At the road block is stopped a black Lamborghini, with an engine iced and baffled for silent running. The driver is a drug mule, hauling a load and staying on the backroads, and less frequently monitored highways. The car itself is running without headlights, while the driver wears night vision goggles.
Status: False"
I'm willing to bet it will actually increase piracy by killing off a major source of bad quality product.
It's almost as if they want to make the problem worse.
Personally if I were the MPAA I would let these morons record all so they can flood the market with bad quality DVDs and making it such a bad case of hit or miss that the only way you can be sure of getting a good copy is to buy one.
A smarter move would be to finish hunting down the people in their own industry who are leaking production quality material before the movie even makes it to the theaters.
You could buy a couple hundred IR LEDs off of eBay cheap and use them to spell out the message "Your sister is going down on me right now!" on the front of a jacket. At the very least, the NVG goons should get a good chuckle out of it - right before they stomp you into the ground with their jackboots.
A computer once beat me at chess, but it was no match for me at kick boxing -- Emo Phillips
A new paperback costs $6-$7. A used one can often be had for $1-$2.
Who moderates this sort of obvious nonsense as "Insightful"??
/. If the government wants us to respect the law, it should set a better example.
I used to project films for a local cinama (here in the UK) from the age of 15. Films I wasn't even legally entitled to watch.
Large multiplex cinemas may have well-paid, adult projectionists with night-vision monocles and decent security - but there are thousands of smaller single-screen cinemas where any old kid (like me) runs the projector for pocket money. All it takes is for one of them to bring in a camcorder.
Although this cloak and dagger stuff is interesting and will be reported widely, the real problem still remains. People are going to pirate movies. No matter what technologies are used to avoid this, people are going to come up with new ways of defeating it.
The reason people pirate movies is probably similar to the reason people pirate compact disks. They want the product in a more convient format, or they want the product at a lower price.
Long term, here are some suggestions to movie studios to avoid piracy. Most of these require the studios to look past the short term bottom line, and try to serve their customers.
1. Release the movie simultaniously world wide.

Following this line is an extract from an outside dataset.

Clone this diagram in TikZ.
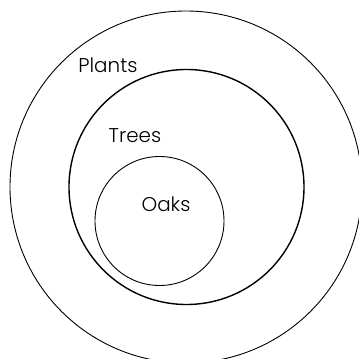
\documentclass[tikz,border=0pt]{standalone}
\usepackage{fontspec}
\setmainfont{Poppins}[UprightFont=* Light]
\begin{document}
\begin{tikzpicture}[x=1bp,y=-1bp]
\tikzset{setcircle/.style={draw,circle,inner sep=0pt},
  setlabel/.style={anchor=base,inner sep=0pt,font=\fontsize{20}{22}\selectfont}}
\useasboundingbox (0,0) rectangle (359,359);
% nested sets
\node[setcircle,line width=0.9bp,minimum size=352bp] (plants) at (186,187) {};
\node[setcircle,line width=1.4bp,minimum size=235bp] (trees) at (186.5,187) {};
\node[setcircle,line width=0.9bp,minimum size=129bp] (oaks) at (159.5,221) {};
% labels
\node[setlabel] (plantslbl) at (108,72) {Plants};
\node[setlabel] (treeslbl) at (135,142) {Trees};
\node[setlabel] (oakslbl) at (166,211) {Oaks};
\end{tikzpicture}
\end{document}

By releasing movies on different days in different parts of the world, movie studios create demand for piracy. It is understandable that a languague translation might take extra time, but there should be no other delays in movie releases.
2. Get rid of region coded DVD's. These are simply pissing off legitimate users of your product. If you want to reduce piracy, make your product available as conviently as posslble.

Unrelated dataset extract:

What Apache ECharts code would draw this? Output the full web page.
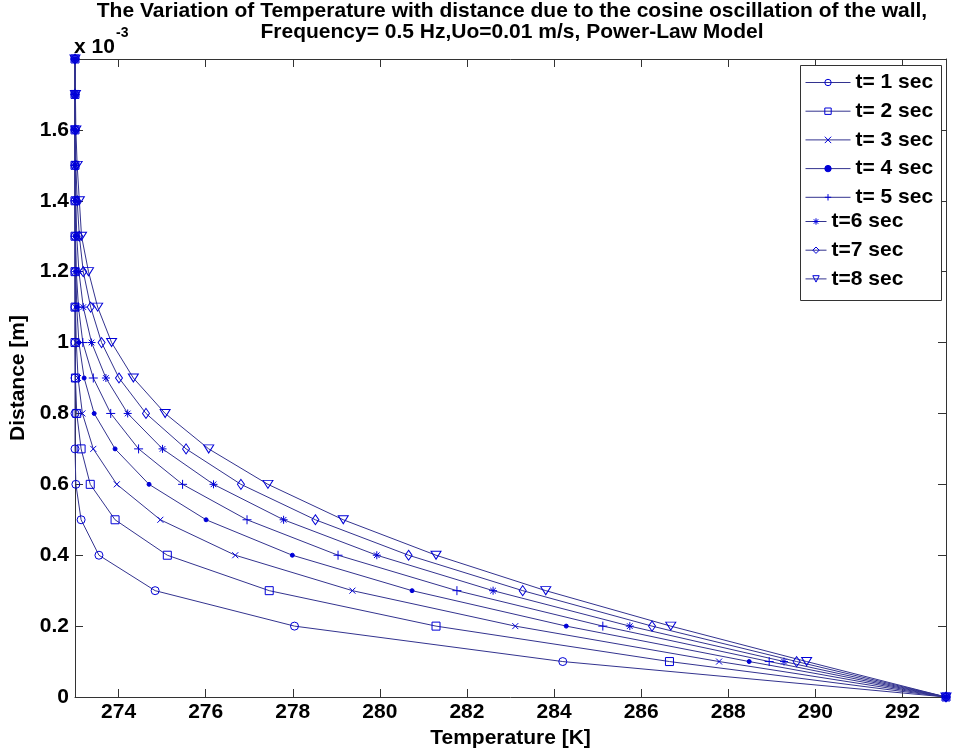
<!DOCTYPE html>
<html>
<head>
<meta charset="utf-8">
<script src="https://cdn.jsdelivr.net/npm/echarts@6/dist/echarts.min.js"></script>
<style>
    html, body {margin: 0; padding: 0; background: #fff;}
    #chart-temperature-distance {width: 971px; height: 751px;}
</style>
</head>
<body>
<div id="chart-temperature-distance"></div>
<script>
// distance from the wall [m], one marker per step
let distance = [0, 0.0001, 0.0002, 0.0003, 0.0004, 0.0005, 0.0006, 0.0007, 0.0008, 0.0009,
    0.0010, 0.0011, 0.0012, 0.0013, 0.0014, 0.0015, 0.0016, 0.0017, 0.0018];

// temperature [K], same order as distance
let tempT1 = [293, 284.20, 278.04, 274.84, 273.55, 273.14, 273.02, 273.00, 273.00, 273.00,
    273.00, 273.00, 273.00, 273.00, 273.00, 273.00, 273.00, 273.00, 273.00];
let tempT2 = [293, 286.65, 281.29, 277.46, 275.12, 273.92, 273.35, 273.14, 273.04, 273.01,
    273.00, 273.00, 273.00, 273.00, 273.00, 273.00, 273.00, 273.00, 273.00];
let tempT3 = [293, 287.79, 283.11, 279.37, 276.68, 274.96, 273.96, 273.42, 273.17, 273.07,
    273.03, 273.01, 273.00, 273.00, 273.00, 273.00, 273.00, 273.00, 273.00];
let tempT4 = [293, 288.48, 284.28, 280.74, 277.99, 276.01, 274.70, 273.92, 273.44, 273.21,
    273.09, 273.04, 273.02, 273.01, 273.00, 273.00, 273.00, 273.00, 273.00];
let tempT5 = [293, 288.94, 285.12, 281.77, 279.04, 276.95, 275.47, 274.46, 273.82, 273.42,
    273.18, 273.08, 273.03, 273.01, 273.00, 273.00, 273.00, 273.00, 273.00];
let tempT6 = [293, 289.28, 285.74, 282.60, 279.93, 277.79, 276.18, 275.01, 274.21, 273.71,
    273.38, 273.19, 273.09, 273.04, 273.02, 273.01, 273.00, 273.00, 273.00];
let tempT7 = [293, 289.57, 286.25, 283.28, 280.66, 278.52, 276.81, 275.55, 274.63, 274.01,
    273.61, 273.36, 273.19, 273.10, 273.05, 273.02, 273.01, 273.00, 273.00];
let tempT8 = [293, 289.80, 286.68, 283.81, 281.29, 279.16, 277.43, 276.07, 275.07, 274.34,
    273.84, 273.52, 273.31, 273.15, 273.10, 273.05, 273.02, 273.01, 273.00];

let seriesNames = ['t= 1 sec', 't= 2 sec', 't= 3 sec', 't= 4 sec', 't= 5 sec', 't=6 sec', 't=7 sec', 't=8 sec'];
let xTickValues = [274, 276, 278, 280, 282, 284, 286, 288, 290, 292];

let fontMain = "'Liberation Sans', Arial, sans-serif";
let markerColor = '#0000d8';
let lineColor = '#33338f';
let axisColor = '#333';
let noFill = 'rgba(0,0,0,0)';

// marker look per series (matlab o, s, x, ., +, *, d, v)
let markers = [
    {symbol: 'circle', size: 8, fill: noFill},
    {symbol: 'rect', size: 8, fill: noFill},
    {symbol: 'path://M0,0L10,10M10,0L0,10', size: 6, fill: noFill},
    {symbol: 'circle', size: 4, fill: markerColor},
    {symbol: 'path://M5,0L5,10M0,5L10,5', size: 9, fill: noFill},
    {symbol: 'path://M5,0L5,10M0,5L10,5M1.5,1.5L8.5,8.5M8.5,1.5L1.5,8.5', size: 8, fill: noFill},
    {symbol: 'diamond', size: [7, 10], fill: noFill},
    {symbol: 'path://M0,0L10,0L5,9Z', size: [10, 8], fill: noFill}
];

function buildLineSeries(name, temps, marker) {
    return {
        name: name,
        type: 'line',
        data: temps.map(function (t, i) { return [t, distance[i]]; }),
        symbol: marker.symbol,
        symbolSize: marker.size,
        showSymbol: true,
        clip: false,
        animation: false,
        lineStyle: {color: lineColor, width: 1},
        itemStyle: {color: marker.fill, borderColor: markerColor, borderWidth: 1},
        emphasis: {disabled: true}
    };
}

function legendItem(i) {
    return {
        name: seriesNames[i],
        itemStyle: {color: markers[i].fill, borderColor: markerColor, borderWidth: 1},
        lineStyle: {color: lineColor, width: 1}
    };
}

function tickLabelY(value) {
    let v = Math.round(value * 10000) / 10;
    if (v >= 1.8) return '';
    return String(v);
}

let allTemps = [tempT1, tempT2, tempT3, tempT4, tempT5, tempT6, tempT7, tempT8];
let seriesList = allTemps.map(function (temps, i) {
    return buildLineSeries(seriesNames[i], temps, markers[i]);
});

let labelStyle = {fontFamily: fontMain, fontSize: 21, fontWeight: 'bold', color: '#000'};
let legendBase = {
    orient: 'vertical',
    padding: 0,
    itemHeight: 8,
    itemGap: 7.7,
    selectedMode: false,
    textStyle: {fontFamily: fontMain, fontSize: 21, fontWeight: 'bold', color: '#000', lineHeight: 20}
};

let chartDom = document.getElementById('chart-temperature-distance');
let myChart = echarts.init(chartDom);
let option = {
    backgroundColor: '#fff',
    animation: false,
    title: {
        text: 'The Variation of Temperature with distance due to the cosine oscillation of the wall,\nFrequency= 0.5 Hz,Uo=0.01 m/s, Power-Law Model',
        left: 512,
        top: 1,
        padding: 0,
        textAlign: 'center',
        textStyle: {fontFamily: fontMain, fontSize: 21, fontWeight: 'bold', color: '#000', lineHeight: 21}
    },
    grid: {left: 75, right: 25, top: 59, bottom: 54, containLabel: false, outerBoundsMode: 'none'},
    legend: [
        Object.assign({}, legendBase, {
            data: [0, 1, 2, 3, 4].map(legendItem), left: 805, top: 72, itemWidth: 45
        }),
        Object.assign({}, legendBase, {
            data: [5, 6, 7].map(legendItem), left: 805, top: 211, itemWidth: 21
        })
    ],
    xAxis: [
        {
            type: 'value',
            min: 273,
            max: 293,
            position: 'bottom',
            name: 'Temperature [K]',
            nameLocation: 'middle',
            nameGap: 27,
            nameTextStyle: labelStyle,
            axisLine: {show: true, lineStyle: {color: axisColor, width: 1}},
            axisTick: {show: true, inside: true, length: 8, customValues: xTickValues, lineStyle: {color: axisColor}},
            axisLabel: Object.assign({margin: 5, customValues: xTickValues}, labelStyle),
            splitLine: {show: false}
        },
        {
            type: 'value',
            min: 273,
            max: 293,
            position: 'top',
            axisLine: {show: true, onZero: false, lineStyle: {color: axisColor, width: 1}},
            axisTick: {show: true, inside: true, length: 8, customValues: xTickValues, lineStyle: {color: axisColor}},
            axisLabel: {show: false},
            splitLine: {show: false}
        }
    ],
    yAxis: [
        {
            type: 'value',
            min: 0,
            max: 0.0018,
            interval: 0.0002,
            position: 'left',
            name: 'Distance [m]',
            nameLocation: 'middle',
            nameGap: 41,
            nameTextStyle: labelStyle,
            axisLine: {show: true, lineStyle: {color: axisColor, width: 1}},
            axisTick: {show: true, inside: true, length: 8, lineStyle: {color: axisColor}},
            axisLabel: Object.assign({margin: 6, formatter: tickLabelY}, labelStyle),
            splitLine: {show: false}
        },
        {
            type: 'value',
            min: 0,
            max: 0.0018,
            interval: 0.0002,
            position: 'right',
            axisLine: {show: true, onZero: false, lineStyle: {color: axisColor, width: 1}},
            axisTick: {show: true, inside: true, length: 8, lineStyle: {color: axisColor}},
            axisLabel: {show: false},
            splitLine: {show: false}
        }
    ],
    graphic: [
        {
            type: 'rect',
            z: 3,
            shape: {x: 800.5, y: 65.5, width: 141, height: 235},
            style: {fill: '#fff', stroke: axisColor, lineWidth: 1}
        },
        {
            type: 'text',
            left: 74,
            top: 37,
            style: {text: 'x 10', font: "bold 21px 'Liberation Sans', Arial, sans-serif", fill: '#000'}
        },
        {
            type: 'text',
            left: 116,
            top: 26,
            style: {text: '-3', font: "bold 14px 'Liberation Sans', Arial, sans-serif", fill: '#000'}
        }
    ],
    series: seriesList
};
option && myChart.setOption(option);
</script>
</body>
</html>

3. Release the DVD the day the movie is released in the theater. Doesn't have to have all the special features. That way people who can't get to the theater get the product they want.
4. Stream movies over the internet. If the consumer wants to watch movies on the internet, give them a way of doing it legally.
5. Lower prices for movies. If studios want to capture the low end of the market, they need to lower movie prices. Video games can have play times of upwards of 120 hours, yet cost $40. If an average video game lasts only 60 hours, that is still only 66 cents per hour of entertainment. Movies last two hours, yet cost $8. That is four dollars per hour of entertainment. They can make up any lost revenue through merchandising, product placement, enhanced DVD's, etc.
The big problem with almost all of these suggestions is that the cut into revenue sources, such as pay-per-view, TV premieres, etc.
In the long run, customers will demand more convience, just as they are doing with recorded music. The studios will have no choice.